THE SOLICITOR GENERAL FOR IRELAND (Mr. DOWSE)

said, there was a difference between providing for the detention of the property and insisting on a prosecution for seditious publications. This was not the proper time to discuss the question of detention.

MR. BRADY

said, the Government would be bound, if they seized the machinery, to keep it in order; for if they did not, and the subsequent proceedings wont against them, a larger amount of damages would have to be paid. But that was not all that the hon. Member (Mr. Callan) desired. It would be very hard to destroy a man's opportunity of getting his livelihood by keeping his machinery unused.

MR. CALLAN

said, he would withdraw his Amendment.

THE SOLICITOR GENERAL FOR IRELAND (Mr. DOWSE)
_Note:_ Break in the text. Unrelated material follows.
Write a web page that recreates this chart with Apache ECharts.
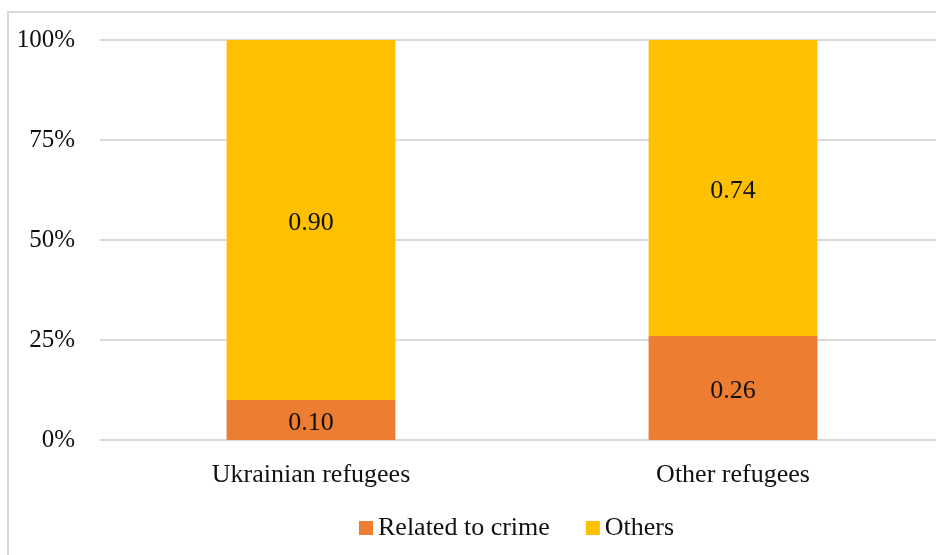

said, in order to carry out the views of the right hon. Gentleman the Member for Kilmarnock (Mr. Bouverie) he would beg to move in line 16, after the word "Whore," the insertion of the words "after the passing of this Act."

Amendment agreed to.

On Question, "That the Clause, as amended, stand part of the Bill,"

MR. MAGUIRE

said, he objected to the clause, and would take the sense of the House upon it.

MR. CHARLEY

said, he must also object to the clause. If there was in the Irish newspapers one thing more valuable than another, it was their free discussion of the acts of their clergy. This clause would place in the hands of the Chief Secretary the power of crushing that discussion.

Question put, "That the Clause, as amended, stand part of the Bill."

The Committee divided:—Ayes 255; Noes 29: Majority 226.

Whereupon, the Deputy Serjeant at Arms being come with a Message for the House to attend the Lords Commissioners, the Chairman left the Chair.

Mr. Speaker resumed the Chair.

And it being now Seven of the clock, House adjourned till Nine o'clock.